**WHAT IS NEEDED:** Repeat what the lines below say, word for word, and skip every image.

**INFORMATION SHOWN:**
** start **

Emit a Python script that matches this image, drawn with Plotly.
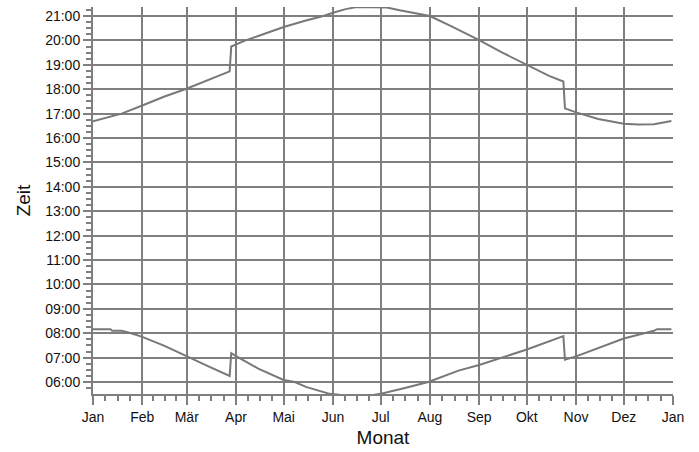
import pandas as pd
import plotly.graph_objects as go

# ---- data (year with DST on 29 Mar / 25 Oct) ----
sunset_dates = ["2015-01-01", "2015-01-10", "2015-01-19", "2015-02-01", "2015-02-15",
                "2015-02-28", "2015-03-15", "2015-03-28", "2015-03-29", "2015-04-07",
                "2015-04-15", "2015-05-01", "2015-05-15", "2015-05-26", "2015-06-01",
                "2015-06-09", "2015-06-16", "2015-06-24", "2015-07-05", "2015-07-13",
                "2015-08-01", "2015-08-15", "2015-09-01", "2015-09-15", "2015-10-01",
                "2015-10-15", "2015-10-24", "2015-10-25", "2015-11-01", "2015-11-15",
                "2015-12-01", "2015-12-10", "2015-12-20", "2015-12-31"]
sunset_times = ["16:41", "16:50", "17:00", "17:20", "17:42",
                "18:00", "18:24", "18:44", "19:45", "20:00",
                "20:11", "20:33", "20:49", "21:00", "21:08",
                "21:17", "21:22", "21:22", "21:21", "21:14",
                "21:00", "20:34", "20:01", "19:31", "19:01",
                "18:33", "18:19", "17:13", "17:03", "16:47",
                "16:35", "16:33", "16:34", "16:42"]

sunrise_dates = ["2015-01-01", "2015-01-12", "2015-01-13", "2015-01-19", "2015-01-25",
                 "2015-02-01", "2015-02-15", "2015-03-01", "2015-03-15", "2015-03-28",
                 "2015-03-29", "2015-04-01", "2015-04-15", "2015-05-01", "2015-05-08",
                 "2015-05-15", "2015-05-30", "2015-06-05", "2015-06-17", "2015-06-27",
                 "2015-07-02", "2015-07-15", "2015-07-31", "2015-08-19", "2015-09-01",
                 "2015-10-01", "2015-10-24", "2015-10-25", "2015-11-01", "2015-12-01",
                 "2015-12-20", "2015-12-22", "2015-12-31"]
sunrise_times = ["08:10", "08:10", "08:06", "08:06", "08:00",
                 "07:51", "07:29", "07:03", "06:38", "06:15",
                 "07:11", "07:04", "06:33", "06:05", "06:00",
                 "05:48", "05:31", "05:29", "05:27", "05:29",
                 "05:32", "05:44", "06:00", "06:28", "06:42",
                 "07:20", "07:53", "06:55", "07:03", "07:47",
                 "08:06", "08:10", "08:10"]

month_starts = ["2015-01-01", "2015-02-01", "2015-03-01", "2015-04-01", "2015-05-01",
                "2015-06-01", "2015-07-01", "2015-08-01", "2015-09-01", "2015-10-01",
                "2015-11-01", "2015-12-01", "2016-01-01"]
month_labels = ["Jan", "Feb", "Mär", "Apr", "Mai", "Jun", "Jul", "Aug", "Sep", "Okt",
                "Nov", "Dez", "Jan"]
hour_ticks = list(range(6, 22))
hour_labels = [f"{h:02d}:00" for h in hour_ticks]


def to_hours(s):
    h, m = s.split(":")
    return int(h) + int(m) / 60.0


# minor ticks: each month divided in four
minor_vals = []
ms = [pd.Timestamp(d) for d in month_starts]
for a, b in zip(ms[:-1], ms[1:]):
    for k in (1, 2, 3):
        minor_vals.append((a + (b - a) * k / 4).strftime("%Y-%m-%d %H:%M:%S"))

GRAY = "#7f7f7f"
LINE = "#787878"
FONT = "Liberation Sans, Arial, sans-serif"

fig = go.Figure()
fig.add_trace(go.Scatter(x=sunset_dates, y=[to_hours(t) for t in sunset_times],
                         mode="lines", line=dict(color=LINE, width=2), showlegend=False))
fig.add_trace(go.Scatter(x=sunrise_dates, y=[to_hours(t) for t in sunrise_times],
                         mode="lines", line=dict(color=LINE, width=2), showlegend=False))

fig.update_layout(
    width=699, height=452,
    margin=dict(l=93, r=26, t=7, b=58),
    paper_bgcolor="white", plot_bgcolor="white",
    font=dict(family=FONT, size=14, color="#111"),
    xaxis=dict(
        type="date", range=["2015-01-01", "2016-01-01"],
        tickmode="array", tickvals=month_starts, ticktext=month_labels,
        ticks="outside", ticklen=9, tickwidth=2, tickcolor=GRAY,
        showline=True, linecolor=GRAY, linewidth=2,
        showgrid=True, gridcolor=GRAY, gridwidth=2, zeroline=False,
        tickfont=dict(size=14, family=FONT, color="#111"),
        minor=dict(tickmode="array", tickvals=minor_vals, ticks="outside",
                   ticklen=5, tickwidth=2, tickcolor=GRAY, showgrid=False),
        title=dict(text="Monat", font=dict(size=19, family=FONT, color="#111"), standoff=7),
    ),
    yaxis=dict(
        range=[5.51, 21.37],
        tickmode="array", tickvals=hour_ticks, ticktext=hour_labels,
        ticks="outside", ticklen=8, tickwidth=2, tickcolor=GRAY,
        showline=True, linecolor=GRAY, linewidth=2,
        showgrid=True, gridcolor=GRAY, gridwidth=2, zeroline=False,
        tickfont=dict(size=14, family=FONT, color="#111"),
        minor=dict(dtick=0.25, tick0=0, ticks="outside", ticklen=5, tickwidth=2,
                   tickcolor=GRAY, showgrid=False),
        title=dict(text="Zeit", font=dict(size=19, family=FONT, color="#111"), standoff=10),
    ),
)

fig.write_html("out.html", config={"displayModeBar": False},
               post_script="document.body.style.margin='0px';document.body.style.padding='0px';")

** end **

**RESULT OF THIS TASK:**
Emit a Python script that matches this image, drawn with Plotly.
import pandas as pd
import plotly.graph_objects as go

# ---- data (year with DST on 29 Mar / 25 Oct) ----
sunset_dates = ["2015-01-01", "2015-01-10", "2015-01-19", "2015-02-01", "2015-02-15",
                "2015-02-28", "2015-03-15", "2015-03-28", "2015-03-29", "2015-04-07",
                "2015-04-15", "2015-05-01", "2015-05-15", "2015-05-26", "2015-06-01",
                "2015-06-09", "2015-06-16", "2015-06-24", "2015-07-05", "2015-07-13",
                "2015-08-01", "2015-08-15", "2015-09-01", "2015-09-15", "2015-10-01",
                "2015-10-15", "2015-10-24", "2015-10-25", "2015-11-01", "2015-11-15",
                "2015-12-01", "2015-12-10", "2015-12-20", "2015-12-31"]
sunset_times = ["16:41", "16:50", "17:00", "17:20", "17:42",
                "18:00", "18:24", "18:44", "19:45", "20:00",
                "20:11", "20:33", "20:49", "21:00", "21:08",
                "21:17", "21:22", "21:22", "21:21", "21:14",
                "21:00", "20:34", "20:01", "19:31", "19:01",
                "18:33", "18:19", "17:13", "17:03", "16:47",
                "16:35", "16:33", "16:34", "16:42"]

sunrise_dates = ["2015-01-01", "2015-01-12", "2015-01-13", "2015-01-19", "2015-01-25",
                 "2015-02-01", "2015-02-15", "2015-03-01", "2015-03-15", "2015-03-28",
                 "2015-03-29", "2015-04-01", "2015-04-15", "2015-05-01", "2015-05-08",
                 "2015-05-15", "2015-05-30", "2015-06-05", "2015-06-17", "2015-06-27",
                 "2015-07-02", "2015-07-15", "2015-07-31", "2015-08-19", "2015-09-01",
                 "2015-10-01", "2015-10-24", "2015-10-25", "2015-11-01", "2015-12-01",
                 "2015-12-20", "2015-12-22", "2015-12-31"]
sunrise_times = ["08:10", "08:10", "08:06", "08:06", "08:00",
                 "07:51", "07:29", "07:03", "06:38", "06:15",
                 "07:11", "07:04", "06:33", "06:05", "06:00",
                 "05:48", "05:31", "05:29", "05:27", "05:29",
                 "05:32", "05:44", "06:00", "06:28", "06:42",
                 "07:20", "07:53", "06:55", "07:03", "07:47",
                 "08:06", "08:10", "08:10"]

month_starts = ["2015-01-01", "2015-02-01", "2015-03-01", "2015-04-01", "2015-05-01",
                "2015-06-01", "2015-07-01", "2015-08-01", "2015-09-01", "2015-10-01",
                "2015-11-01", "2015-12-01", "2016-01-01"]
month_labels = ["Jan", "Feb", "Mär", "Apr", "Mai", "Jun", "Jul", "Aug", "Sep", "Okt",
                "Nov", "Dez", "Jan"]
hour_ticks = list(range(6, 22))
hour_labels = [f"{h:02d}:00" for h in hour_ticks]


def to_hours(s):
    h, m = s.split(":")
    return int(h) + int(m) / 60.0


# minor ticks: each month divided in four
minor_vals = []
ms = [pd.Timestamp(d) for d in month_starts]
for a, b in zip(ms[:-1], ms[1:]):
    for k in (1, 2, 3):
        minor_vals.append((a + (b - a) * k / 4).strftime("%Y-%m-%d %H:%M:%S"))

GRAY = "#7f7f7f"
LINE = "#787878"
FONT = "Liberation Sans, Arial, sans-serif"

fig = go.Figure()
fig.add_trace(go.Scatter(x=sunset_dates, y=[to_hours(t) for t in sunset_times],
                         mode="lines", line=dict(color=LINE, width=2), showlegend=False))
fig.add_trace(go.Scatter(x=sunrise_dates, y=[to_hours(t) for t in sunrise_times],
                         mode="lines", line=dict(color=LINE, width=2), showlegend=False))

fig.update_layout(
    width=699, height=452,
    margin=dict(l=93, r=26, t=7, b=58),
    paper_bgcolor="white", plot_bgcolor="white",
    font=dict(family=FONT, size=14, color="#111"),
    xaxis=dict(
        type="date", range=["2015-01-01", "2016-01-01"],
        tickmode="array", tickvals=month_starts, ticktext=month_labels,
        ticks="outside", ticklen=9, tickwidth=2, tickcolor=GRAY,
        showline=True, linecolor=GRAY, linewidth=2,
        showgrid=True, gridcolor=GRAY, gridwidth=2, zeroline=False,
        tickfont=dict(size=14, family=FONT, color="#111"),
        minor=dict(tickmode="array", tickvals=minor_vals, ticks="outside",
                   ticklen=5, tickwidth=2, tickcolor=GRAY, showgrid=False),
        title=dict(text="Monat", font=dict(size=19, family=FONT, color="#111"), standoff=7),
    ),
    yaxis=dict(
        range=[5.51, 21.37],
        tickmode="array", tickvals=hour_ticks, ticktext=hour_labels,
        ticks="outside", ticklen=8, tickwidth=2, tickcolor=GRAY,
        showline=True, linecolor=GRAY, linewidth=2,
        showgrid=True, gridcolor=GRAY, gridwidth=2, zeroline=False,
        tickfont=dict(size=14, family=FONT, color="#111"),
        minor=dict(dtick=0.25, tick0=0, ticks="outside", ticklen=5, tickwidth=2,
                   tickcolor=GRAY, showgrid=False),
        title=dict(text="Zeit", font=dict(size=19, family=FONT, color="#111"), standoff=10),
    ),
)

fig.write_html("out.html", config={"displayModeBar": False},
               post_script="document.body.style.margin='0px';document.body.style.padding='0px';")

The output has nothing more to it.